The Advertiser
9 June 1994
OFFBEAT DRAMA ON TARGET
by Patrick McDonald

 

Harvey McHugh: pants-wetting, god-fearing, animal-loving, home-living, mother-doting, sex-thinking virgin and public servant. Played by an actor with distracting facial spots and eyes which have a disconcerting habit of doing spontaneous Marty Feldman impressions. If ever there was a character ripe for an offbeat ABC drama, this is it. The heady fusion of religious doctrine and torment, sexual frustration and awakening, political deception and intrigue - held together with generous dollops of very black humor - has all the surreal hallmarks of the late Dennis Potter's work.

 

Yet John Misto's The Damnation of Harvey McHugh manages to also be distinctly Australian which, almost by definition, somehow keeps weird situations on the reality side of the fence.
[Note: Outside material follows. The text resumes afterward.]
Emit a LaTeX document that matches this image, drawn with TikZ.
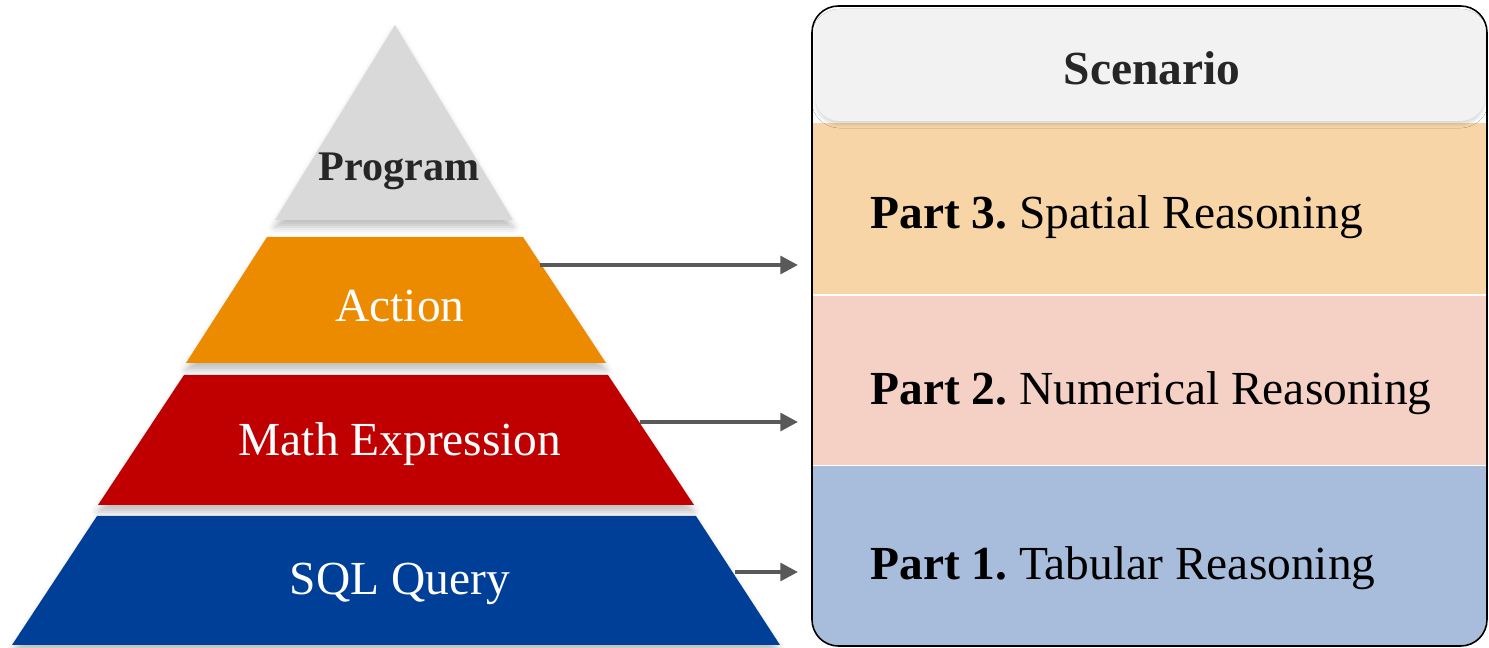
\documentclass[tikz,border=0pt]{standalone}
\usepackage{fontspec}
\setmainfont{Liberation Serif}
\usetikzlibrary{shadows.blur,arrows.meta}
\frenchspacing

\definecolor{progfill}{HTML}{D9D9D9}
\definecolor{actfill}{HTML}{ED8B00}
\definecolor{mathfill}{HTML}{C00000}
\definecolor{sqlfill}{HTML}{003F98}
\definecolor{darktext}{HTML}{262626}
\definecolor{arrowgray}{HTML}{595959}
\definecolor{headfill}{HTML}{F2F2F2}
\definecolor{p3fill}{HTML}{F7D5A7}
\definecolor{p2fill}{HTML}{F5D0C5}
\definecolor{p1fill}{HTML}{A8BDDC}

\tikzset{
  layer/.style={blur shadow={shadow xshift=0pt, shadow yshift=-4pt, shadow blur radius=4pt, shadow opacity=25}},
  layertext/.style={font=\fontsize{27}{32}\selectfont, text=white},
  parttext/.style={font=\fontsize{27}{32}\selectfont, anchor=west, text=black, inner sep=0pt},
  link/.style={draw=arrowgray, line width=2.3pt, -{Triangle[length=10pt,width=10pt]}}
}

\begin{document}
\begin{tikzpicture}[x=0.02cm,y=-0.02cm]
\useasboundingbox (0,0) rectangle (1489,648);

% ---- pyramid layers ----
\fill[sqlfill, layer]  (97,516) -- (696,516) -- (780,645) -- (12,645) -- cycle;
\fill[mathfill, layer] (184,375) -- (608,375) -- (694,505) -- (98,505) -- cycle;
\fill[actfill, layer]  (267,237) -- (523,237) -- (606,363) -- (186,363) -- cycle;
\fill[progfill, layer] (395,25) -- (513,220) -- (275,220) -- cycle;

\node[font=\bfseries\fontsize{24}{28}\selectfont, text=darktext] (prog) at (399,171) {Program};
\node[layertext] (act)  at (400,306) {Action};
\node[layertext] (math) at (400,444) {Math Expression};
\node[layertext] (sql)  at (400,584) {SQL Query};

% ---- scenario panel ----
\begin{scope}
  \clip[rounded corners=15] (812,6) rectangle (1487,646);
  \fill[white] (812,6) rectangle (1487,646);
  \fill[p1fill] (812,466) rectangle (1487,646);
  \fill[p2fill] (812,296) rectangle (1487,465);
  \fill[p3fill] (812,123) rectangle (1487,294);
  \fill[headfill, rounded corners=14, blur shadow={shadow xshift=0pt, shadow yshift=-2pt, shadow blur radius=2pt, shadow opacity=15}]
    (815,9) rectangle (1485,121);
\end{scope}
\draw[black, line width=0.9pt, rounded corners=15] (812,6) rectangle (1487,646);

\node[font=\bfseries\fontsize{27}{32}\selectfont, text=darktext] (head) at (1152,68) {Scenario};
\node[parttext] (p3) at (870,217) {\textbf{Part 3.} Spatial Reasoning};
\node[parttext] (p2) at (870,393) {\textbf{Part 2.} Numerical Reasoning};
\node[parttext] (p1) at (870,568) {\textbf{Part 1.} Tabular Reasoning};

% ---- connectors from layers to panel ----
\coordinate (actR)  at (540,265);
\coordinate (mathR) at (640,422);
\coordinate (sqlR)  at (735,572);
\coordinate (in3) at (798,265);
\coordinate (in2) at (798,422);
\coordinate (in1) at (798,572);
\draw[link] (actR) -- (in3);
\draw[link] (mathR) -- (in2);
\draw[link] (sqlR) -- (in1);
\end{tikzpicture}
\end{document}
Stranger things have happened, we know, than public funds being misdirected or quality scares occurring in the meat industry. Within these eerie corridors of power, where the Young Mathildans choir serenades Philip Quast's splendidly sinister minister to his office, young McHugh knows he will fail to get a promotion when he sees the competition: an Aborigine, a woman and a man in a wheelchair. "Oh no, the equal opportunity trifecta," he sighs.

 

But McHugh (odd newcomer Aaron Blabey) has two things on his side: innocence and honesty, rare qualities which work to his advantage as he stumbles across a string of ministerial wrongdoings. A plot to kill McHugh not only fails but sees him promoted and involved in a bizarre experiment where part of the minister's brain is implanted in his own. Whether such quirks can sustain attention over another 10 weeks is the question but Harvey McHugh has certainly made a bold start.